The principle of braking is simple: slowing an object by removing kinetic energy from it. Formula One cars have disc brakes (like most road-cars) with rotating discs (attached to the wheels) being squeezed between two brake pads by the action of a hydraulic calliper. This turns a car's momentum into large amounts of heat and light - note the way Formula One brake discs glow yellow hot.
In the same way that too much power applied through a wheel will cause it to spin, too much braking will cause it to lock as the brakes overpower the available levels of grip from the tyre. Formula One previously allowed anti-skid braking systems (which would reduce the brake pressure to allow the wheel to turn again and then continue to slow it at the maximum possible rate) but these were banned in the 1990s. Braking therefore remains one of the sternest tests of a Formula One driver's skill.
The technical regulations also require that each car has a twin-circuit hydraulic braking system with two separate reservoirs for the front and rear wheels. This ensures that, even in the event of one complete circuit failure, braking should still be available through the second circuit. The amount of braking power going to the front and rear circuits can be 'biased' by a control in the cockpit, allowing a driver to stabilise handling or take account of falling fuel load. Under normal operation about 60 percent of braking power goes to the front wheels which, because of load transfer under deceleration, take the brunt of the retardation duties. (Think of what would happen if you tried to slow down a skateboard with a tennis ball on it).
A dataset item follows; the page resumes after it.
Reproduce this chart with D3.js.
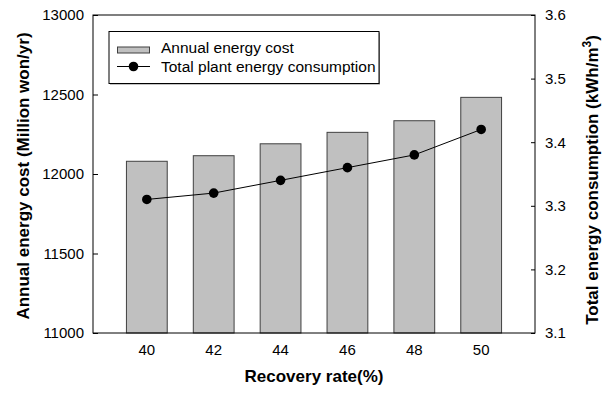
<!DOCTYPE html>
<html>
<head>
<meta charset="utf-8">
<script src="https://cdn.jsdelivr.net/npm/d3@7"></script>
<style>
    body { margin: 0; background: #fff; }
    text { font-family: "Liberation Sans", Arial, sans-serif; }
</style>
</head>
<body>
<div id="chart"></div>
<script>
const rates = [40, 42, 44, 46, 48, 50];
const annualCost = [12080, 12115, 12190, 12262, 12335, 12482];
const energyUse = [3.31, 3.32, 3.34, 3.36, 3.38, 3.42];
const costTicks = [11000, 11500, 12000, 12500, 13000];
const energyTicks = [3.1, 3.2, 3.3, 3.4, 3.5, 3.6];

const width = 610;
const height = 393;
const margin = { top: 15, right: 75, bottom: 60, left: 93 };
const plotW = width - margin.left - margin.right;
const plotH = height - margin.top - margin.bottom;

const svg = d3.select("#chart")
    .append("svg")
    .attr("width", width)
    .attr("height", height);

const g = svg.append("g")
    .attr("transform", `translate(${margin.left},${margin.top})`);

const x = d3.scaleBand()
    .domain(rates)
    .range([0, plotW])
    .paddingInner(0.39)
    .paddingOuter(0.5);

const yLeft = d3.scaleLinear().domain([11000, 13000]).range([plotH, 0]);
const yRight = d3.scaleLinear().domain([3.1, 3.6]).range([plotH, 0]);

// bars
g.selectAll("rect.bar")
    .data(annualCost)
    .enter()
    .append("rect")
    .attr("class", "bar")
    .attr("x", (d, i) => x(rates[i]))
    .attr("y", d => yLeft(d))
    .attr("width", x.bandwidth())
    .attr("height", d => plotH - yLeft(d))
    .attr("fill", "#c0c0c0")
    .attr("stroke", "#404040")
    .attr("stroke-width", 1);

// line + dots
const line = d3.line()
    .x((d, i) => x(rates[i]) + x.bandwidth() / 2)
    .y(d => yRight(d));

g.append("path")
    .datum(energyUse)
    .attr("d", line)
    .attr("fill", "none")
    .attr("stroke", "#000")
    .attr("stroke-width", 1);

g.selectAll("circle.pt")
    .data(energyUse)
    .enter()
    .append("circle")
    .attr("class", "pt")
    .attr("cx", (d, i) => x(rates[i]) + x.bandwidth() / 2)
    .attr("cy", d => yRight(d))
    .attr("r", 4.8)
    .attr("fill", "#000");

// frame
g.append("rect")
    .attr("width", plotW)
    .attr("height", plotH)
    .attr("fill", "none")
    .attr("stroke", "#000")
    .attr("stroke-width", 1);

// axes
const leftAxis = d3.axisLeft(yLeft)
    .tickValues(costTicks)
    .tickSize(-5)
    .tickPadding(9)
    .tickFormat(d3.format("d"));
const la = g.append("g").call(leftAxis);

const rightAxis = d3.axisRight(yRight)
    .tickValues(energyTicks)
    .tickSize(-4)
    .tickPadding(10)
    .tickFormat(d3.format(".1f"));
const ra = g.append("g").attr("transform", `translate(${plotW},0)`).call(rightAxis);

const bottomAxis = d3.axisBottom(x).tickSize(0).tickPadding(11);
const ba = g.append("g").attr("transform", `translate(0,${plotH})`).call(bottomAxis);

[la, ra, ba].forEach(a => {
    a.select(".domain").remove();
    a.selectAll("text")
        .style("font-family", "'Liberation Sans', Arial, sans-serif")
        .style("font-size", "15px")
        .attr("fill", "#000");
    a.selectAll("line").attr("stroke", "#000");
});

// axis titles
svg.append("text")
    .attr("transform", `translate(29,176) rotate(-90)`)
    .attr("text-anchor", "middle")
    .style("font-size", "17px")
    .style("font-weight", "bold")
    .text("Annual energy cost (Million won/yr)");

const rt = svg.append("text")
    .attr("transform", `translate(598,180) rotate(-90)`)
    .attr("text-anchor", "middle")
    .style("font-size", "17px")
    .style("font-weight", "bold");
rt.append("tspan").text("Total energy consumption (kWh/m");
rt.append("tspan").attr("dy", -7).style("font-size", "12px").text("3");
rt.append("tspan").attr("dy", 7).text(")");

svg.append("text")
    .attr("x", margin.left + plotW / 2)
    .attr("y", 382)
    .attr("text-anchor", "middle")
    .style("font-size", "17px")
    .style("font-weight", "bold")
    .text("Recovery rate(%)");

// legend
const legend = svg.append("g").attr("transform", "translate(109,31.5)");
legend.append("rect")
    .attr("x", 1).attr("y", 1)
    .attr("width", 270)
    .attr("height", 52)
    .attr("fill", "#888");
legend.append("rect")
    .attr("width", 270)
    .attr("height", 52)
    .attr("fill", "#fff")
    .attr("stroke", "#000");
legend.append("rect")
    .attr("x", 8.5).attr("y", 15.5)
    .attr("width", 32).attr("height", 6)
    .attr("fill", "#c0c0c0")
    .attr("stroke", "#404040");
legend.append("text")
    .attr("x", 52).attr("y", 21.5)
    .style("font-size", "15.5px")
    .text("Annual energy cost");
legend.append("line")
    .attr("x1", 8).attr("x2", 41)
    .attr("y1", 35).attr("y2", 35)
    .attr("stroke", "#000");
legend.append("circle")
    .attr("cx", 24.5).attr("cy", 35).attr("r", 4.8)
    .attr("fill", "#000");
legend.append("text")
    .attr("x", 52).attr("y", 40)
    .style("font-size", "15.5px")
    .text("Total plant energy consumption");
</script>
</body>
</html>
In one area Formula One brakes are empirically more advanced than road-car systems: materials. All the cars on the grid now use carbon fibre composite brake discs which save weight and are able to operate at higher temperatures than steel discs. A typical Formula One brake disc weighs about 1.5 kg (versus 3.0 kg for the similar sized steel discs used in the American CART series). These are gripped by special compound brake pads and are capable of running at vast temperatures - anything up to 750 degrees Celsius. Previously different sized discs would be used for qualifying and racing, but the 2003 changes to the rules means that all cars enter parc ferme after qualifying - and so therefore set their one-lap time on their race brakes.
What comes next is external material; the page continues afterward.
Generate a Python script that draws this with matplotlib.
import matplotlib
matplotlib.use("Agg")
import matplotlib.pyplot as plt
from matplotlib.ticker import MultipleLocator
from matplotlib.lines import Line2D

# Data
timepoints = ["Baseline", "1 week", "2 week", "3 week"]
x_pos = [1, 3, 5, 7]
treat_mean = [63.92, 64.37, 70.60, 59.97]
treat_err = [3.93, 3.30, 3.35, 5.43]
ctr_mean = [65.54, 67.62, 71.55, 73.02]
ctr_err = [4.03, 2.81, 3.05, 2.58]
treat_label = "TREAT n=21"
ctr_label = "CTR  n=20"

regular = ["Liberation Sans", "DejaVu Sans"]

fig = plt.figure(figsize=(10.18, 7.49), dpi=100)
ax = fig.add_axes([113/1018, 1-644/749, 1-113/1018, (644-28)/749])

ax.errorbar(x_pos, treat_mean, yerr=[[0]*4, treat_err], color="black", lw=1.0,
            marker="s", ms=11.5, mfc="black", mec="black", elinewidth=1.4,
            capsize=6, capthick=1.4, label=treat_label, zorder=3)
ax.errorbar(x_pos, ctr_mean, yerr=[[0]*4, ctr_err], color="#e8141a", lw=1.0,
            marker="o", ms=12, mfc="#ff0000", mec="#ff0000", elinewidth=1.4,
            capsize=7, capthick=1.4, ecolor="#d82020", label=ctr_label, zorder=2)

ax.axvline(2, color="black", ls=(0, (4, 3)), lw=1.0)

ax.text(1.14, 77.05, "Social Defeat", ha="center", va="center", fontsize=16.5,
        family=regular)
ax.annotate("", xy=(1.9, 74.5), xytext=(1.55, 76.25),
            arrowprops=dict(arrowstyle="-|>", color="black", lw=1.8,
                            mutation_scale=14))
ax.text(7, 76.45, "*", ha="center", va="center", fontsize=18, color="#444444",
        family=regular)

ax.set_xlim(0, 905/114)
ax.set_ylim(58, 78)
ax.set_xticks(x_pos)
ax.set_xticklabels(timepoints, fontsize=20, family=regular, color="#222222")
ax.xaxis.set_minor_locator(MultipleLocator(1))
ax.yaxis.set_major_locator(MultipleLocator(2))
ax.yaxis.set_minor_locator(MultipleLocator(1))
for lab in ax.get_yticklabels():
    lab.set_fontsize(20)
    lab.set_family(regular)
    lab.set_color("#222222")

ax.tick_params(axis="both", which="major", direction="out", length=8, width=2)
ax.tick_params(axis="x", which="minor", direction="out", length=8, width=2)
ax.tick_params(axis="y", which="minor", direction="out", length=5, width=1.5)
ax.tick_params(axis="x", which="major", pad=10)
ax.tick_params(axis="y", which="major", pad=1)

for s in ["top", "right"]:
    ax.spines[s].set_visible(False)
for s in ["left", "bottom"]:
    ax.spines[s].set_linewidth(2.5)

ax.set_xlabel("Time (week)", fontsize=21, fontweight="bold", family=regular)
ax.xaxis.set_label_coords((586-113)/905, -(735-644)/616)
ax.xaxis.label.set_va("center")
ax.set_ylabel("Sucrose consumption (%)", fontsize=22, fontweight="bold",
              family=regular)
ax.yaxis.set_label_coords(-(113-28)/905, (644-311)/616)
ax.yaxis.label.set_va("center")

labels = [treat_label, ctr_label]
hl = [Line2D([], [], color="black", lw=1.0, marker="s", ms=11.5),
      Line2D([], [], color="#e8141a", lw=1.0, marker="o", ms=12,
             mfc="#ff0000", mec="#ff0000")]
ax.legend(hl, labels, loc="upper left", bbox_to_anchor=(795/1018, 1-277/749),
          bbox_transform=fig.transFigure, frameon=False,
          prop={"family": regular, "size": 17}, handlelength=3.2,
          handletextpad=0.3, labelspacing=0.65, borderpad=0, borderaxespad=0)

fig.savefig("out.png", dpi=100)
Formula One brakes are remarkably efficient. In combination with the modern advanced tyre compounds they have dramatically reduced braking distances. It takes a Formula One car considerably less distance to stop from 160 km/h than a road car uses to stop from 100 km/h. So good are the brakes that the regulations deliberately discourage development through restrictions on materials or design, to prevent even shorter braking distances rendering overtaking all but impossible.
From 2009 teams have the option of harnessing the waste energy generated by the car’s braking process and reusing it via a Kinetic Energy Recovery System (KERS) to provide additional engine power, which can be made available to a driver in short bursts to help facilitate overtaking.